Exercise description =
Only lines holding the word "that" should be copied from the material.

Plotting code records
+===+

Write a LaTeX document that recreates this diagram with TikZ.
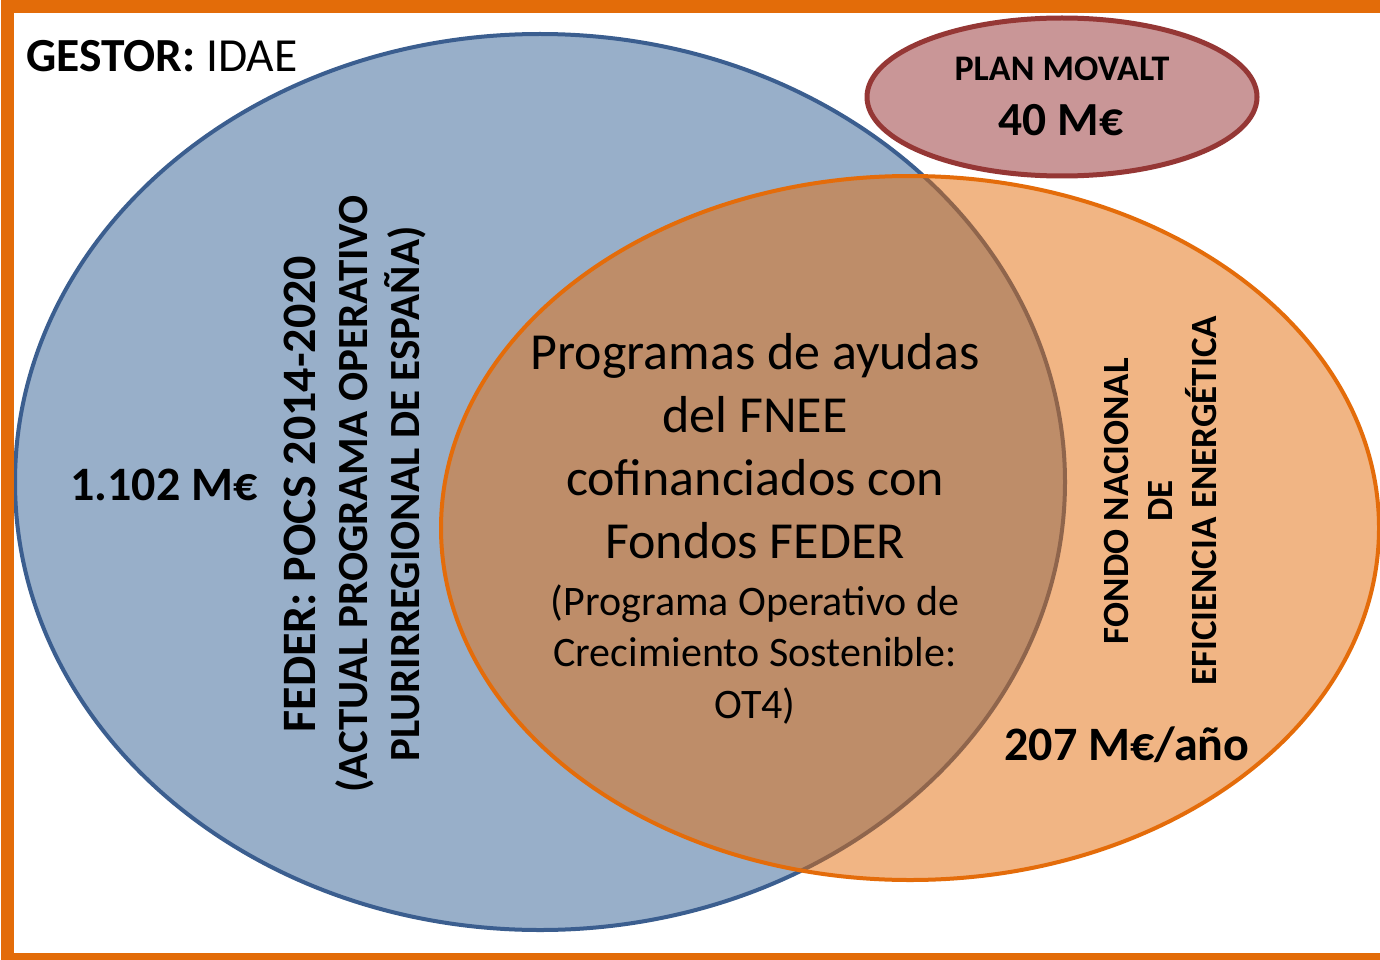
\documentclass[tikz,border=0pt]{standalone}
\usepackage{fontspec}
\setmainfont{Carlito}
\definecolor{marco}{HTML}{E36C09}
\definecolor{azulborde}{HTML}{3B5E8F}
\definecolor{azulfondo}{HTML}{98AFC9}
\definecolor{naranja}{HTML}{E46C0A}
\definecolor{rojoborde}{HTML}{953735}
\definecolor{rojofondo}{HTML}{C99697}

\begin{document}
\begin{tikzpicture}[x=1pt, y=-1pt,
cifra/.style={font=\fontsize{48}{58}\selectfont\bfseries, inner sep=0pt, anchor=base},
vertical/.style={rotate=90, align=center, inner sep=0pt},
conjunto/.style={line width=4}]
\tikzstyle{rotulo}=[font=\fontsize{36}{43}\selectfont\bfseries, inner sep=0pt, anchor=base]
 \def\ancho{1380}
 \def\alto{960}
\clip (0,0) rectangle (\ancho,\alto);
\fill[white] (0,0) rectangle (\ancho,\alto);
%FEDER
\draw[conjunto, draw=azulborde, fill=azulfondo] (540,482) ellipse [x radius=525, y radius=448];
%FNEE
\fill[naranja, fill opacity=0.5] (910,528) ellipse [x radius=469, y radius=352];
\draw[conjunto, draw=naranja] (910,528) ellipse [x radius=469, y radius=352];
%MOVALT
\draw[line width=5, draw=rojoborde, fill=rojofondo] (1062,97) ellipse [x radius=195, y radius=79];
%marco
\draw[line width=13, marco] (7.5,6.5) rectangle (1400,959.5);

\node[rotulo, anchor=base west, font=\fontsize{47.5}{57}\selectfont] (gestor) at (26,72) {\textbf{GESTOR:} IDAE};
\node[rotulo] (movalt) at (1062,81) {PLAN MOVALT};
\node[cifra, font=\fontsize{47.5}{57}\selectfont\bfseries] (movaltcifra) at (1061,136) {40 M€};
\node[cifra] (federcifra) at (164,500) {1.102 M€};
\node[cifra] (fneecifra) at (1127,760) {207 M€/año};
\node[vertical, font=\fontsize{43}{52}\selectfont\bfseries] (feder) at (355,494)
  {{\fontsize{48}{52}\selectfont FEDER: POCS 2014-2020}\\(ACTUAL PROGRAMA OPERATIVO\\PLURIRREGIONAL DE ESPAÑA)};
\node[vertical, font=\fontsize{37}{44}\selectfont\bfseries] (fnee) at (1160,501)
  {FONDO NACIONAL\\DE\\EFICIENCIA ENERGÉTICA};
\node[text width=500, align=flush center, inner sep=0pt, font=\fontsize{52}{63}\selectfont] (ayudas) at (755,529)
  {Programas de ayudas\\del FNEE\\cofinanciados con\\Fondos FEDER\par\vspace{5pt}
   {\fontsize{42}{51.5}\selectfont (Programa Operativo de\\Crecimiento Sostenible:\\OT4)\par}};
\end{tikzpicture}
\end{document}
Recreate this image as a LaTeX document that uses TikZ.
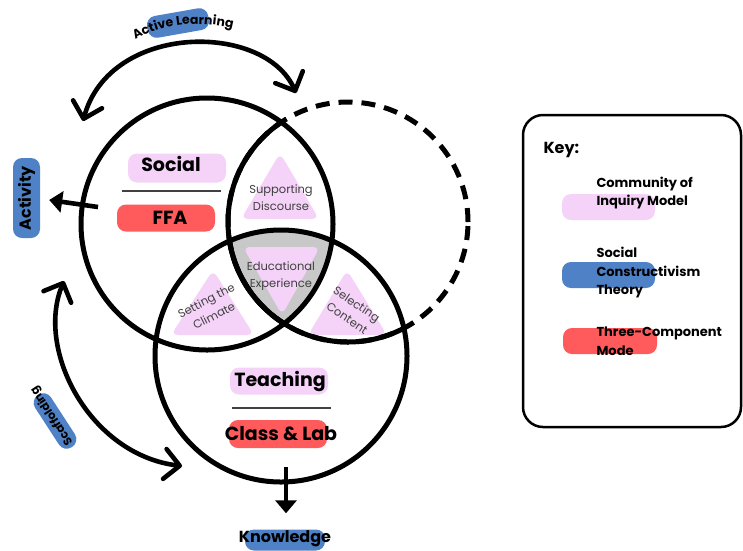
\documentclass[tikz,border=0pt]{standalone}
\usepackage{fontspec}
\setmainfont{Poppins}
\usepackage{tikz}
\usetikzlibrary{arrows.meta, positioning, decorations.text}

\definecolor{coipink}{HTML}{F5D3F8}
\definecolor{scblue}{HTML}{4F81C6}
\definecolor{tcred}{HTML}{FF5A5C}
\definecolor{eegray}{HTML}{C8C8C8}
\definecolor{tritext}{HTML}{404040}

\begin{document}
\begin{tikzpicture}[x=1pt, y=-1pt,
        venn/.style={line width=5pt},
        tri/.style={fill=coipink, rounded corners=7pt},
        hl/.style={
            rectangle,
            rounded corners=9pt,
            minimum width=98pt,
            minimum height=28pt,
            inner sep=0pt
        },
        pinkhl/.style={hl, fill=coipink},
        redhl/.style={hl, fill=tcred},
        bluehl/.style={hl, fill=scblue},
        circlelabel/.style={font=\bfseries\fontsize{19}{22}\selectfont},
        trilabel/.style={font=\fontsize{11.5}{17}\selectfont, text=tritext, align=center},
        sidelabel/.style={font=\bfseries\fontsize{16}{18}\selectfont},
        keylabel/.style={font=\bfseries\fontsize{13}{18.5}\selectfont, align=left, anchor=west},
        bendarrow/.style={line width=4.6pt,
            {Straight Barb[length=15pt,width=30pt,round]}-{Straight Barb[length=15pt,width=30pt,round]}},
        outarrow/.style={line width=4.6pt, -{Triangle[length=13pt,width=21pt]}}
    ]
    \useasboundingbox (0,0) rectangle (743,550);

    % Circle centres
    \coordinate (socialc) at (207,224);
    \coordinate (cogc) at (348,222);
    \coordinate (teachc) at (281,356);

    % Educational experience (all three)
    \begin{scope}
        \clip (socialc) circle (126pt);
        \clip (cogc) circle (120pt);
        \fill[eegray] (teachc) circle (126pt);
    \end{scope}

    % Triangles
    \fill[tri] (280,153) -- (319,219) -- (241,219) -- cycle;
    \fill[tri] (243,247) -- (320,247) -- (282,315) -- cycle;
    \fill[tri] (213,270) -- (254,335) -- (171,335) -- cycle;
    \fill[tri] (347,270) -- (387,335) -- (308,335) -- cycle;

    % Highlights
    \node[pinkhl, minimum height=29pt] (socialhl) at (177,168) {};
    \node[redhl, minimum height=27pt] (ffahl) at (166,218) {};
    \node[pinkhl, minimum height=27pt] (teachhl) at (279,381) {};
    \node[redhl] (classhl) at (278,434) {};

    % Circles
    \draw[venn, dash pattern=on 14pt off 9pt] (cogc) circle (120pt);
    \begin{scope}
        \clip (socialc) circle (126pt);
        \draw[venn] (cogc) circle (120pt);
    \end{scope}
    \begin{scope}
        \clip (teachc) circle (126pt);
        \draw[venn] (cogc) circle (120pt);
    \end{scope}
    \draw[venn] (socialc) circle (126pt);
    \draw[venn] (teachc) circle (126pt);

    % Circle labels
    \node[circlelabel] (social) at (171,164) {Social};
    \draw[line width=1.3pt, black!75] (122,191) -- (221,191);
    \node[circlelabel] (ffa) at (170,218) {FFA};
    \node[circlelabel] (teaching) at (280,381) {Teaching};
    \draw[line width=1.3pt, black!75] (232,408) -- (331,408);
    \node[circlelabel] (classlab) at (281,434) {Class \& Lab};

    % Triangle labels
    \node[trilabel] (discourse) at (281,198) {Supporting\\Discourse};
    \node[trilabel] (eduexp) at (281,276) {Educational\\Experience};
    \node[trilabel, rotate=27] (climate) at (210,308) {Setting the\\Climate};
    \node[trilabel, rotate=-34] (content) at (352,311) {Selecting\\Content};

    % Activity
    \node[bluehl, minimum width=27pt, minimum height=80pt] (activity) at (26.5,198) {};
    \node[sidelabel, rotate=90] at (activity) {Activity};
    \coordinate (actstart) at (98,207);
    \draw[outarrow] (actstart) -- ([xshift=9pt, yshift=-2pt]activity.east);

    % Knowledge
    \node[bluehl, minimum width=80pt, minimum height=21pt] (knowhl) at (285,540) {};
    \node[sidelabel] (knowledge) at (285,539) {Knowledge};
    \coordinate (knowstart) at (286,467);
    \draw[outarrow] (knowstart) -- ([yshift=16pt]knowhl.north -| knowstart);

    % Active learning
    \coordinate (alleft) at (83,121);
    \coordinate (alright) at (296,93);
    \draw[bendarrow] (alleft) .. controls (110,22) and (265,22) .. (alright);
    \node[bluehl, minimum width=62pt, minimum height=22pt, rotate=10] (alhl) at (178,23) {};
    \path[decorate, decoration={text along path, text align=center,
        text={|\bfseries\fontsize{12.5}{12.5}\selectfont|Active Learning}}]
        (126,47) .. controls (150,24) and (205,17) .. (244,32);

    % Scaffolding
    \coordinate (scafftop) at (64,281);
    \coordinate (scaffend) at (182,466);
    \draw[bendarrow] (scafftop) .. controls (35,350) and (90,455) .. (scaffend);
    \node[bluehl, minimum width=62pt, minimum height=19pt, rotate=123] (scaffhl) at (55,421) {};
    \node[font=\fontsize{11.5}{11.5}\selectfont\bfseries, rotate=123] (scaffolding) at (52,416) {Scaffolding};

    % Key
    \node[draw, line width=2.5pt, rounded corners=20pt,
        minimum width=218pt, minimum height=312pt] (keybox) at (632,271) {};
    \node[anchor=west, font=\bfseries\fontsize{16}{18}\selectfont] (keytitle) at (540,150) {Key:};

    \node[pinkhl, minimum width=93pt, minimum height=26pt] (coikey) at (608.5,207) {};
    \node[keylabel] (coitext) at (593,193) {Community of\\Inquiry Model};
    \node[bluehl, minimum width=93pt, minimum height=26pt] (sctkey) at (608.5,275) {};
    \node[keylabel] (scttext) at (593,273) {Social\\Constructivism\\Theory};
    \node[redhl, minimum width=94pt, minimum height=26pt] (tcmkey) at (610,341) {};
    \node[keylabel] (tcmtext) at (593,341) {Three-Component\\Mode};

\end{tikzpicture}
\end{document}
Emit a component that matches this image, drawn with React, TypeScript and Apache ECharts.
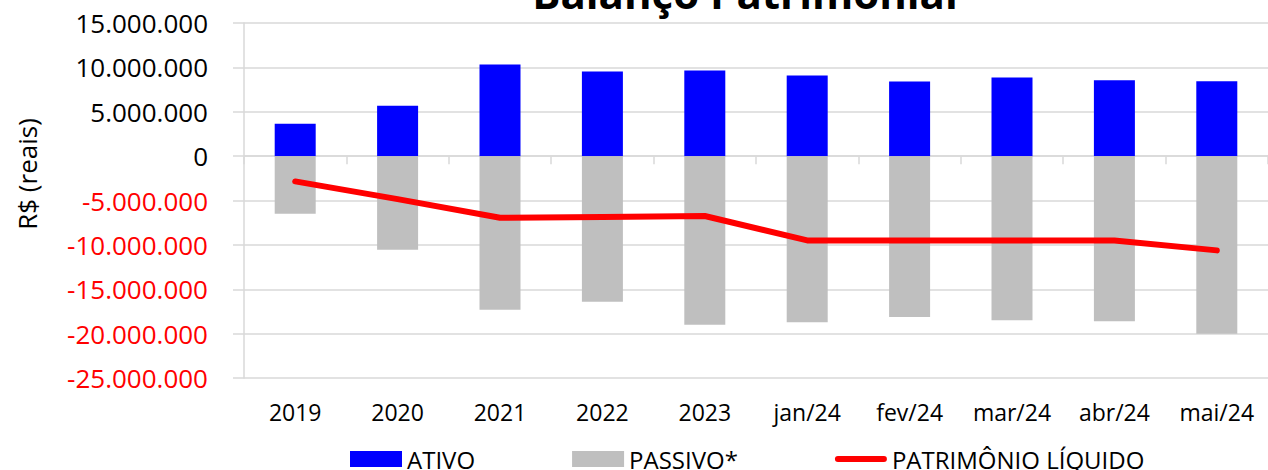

+===+

Answer =
Write a LaTeX document that recreates this diagram with TikZ.
Recreate this image as a LaTeX document that uses TikZ.
Emit a component that matches this image, drawn with React, TypeScript and Apache ECharts.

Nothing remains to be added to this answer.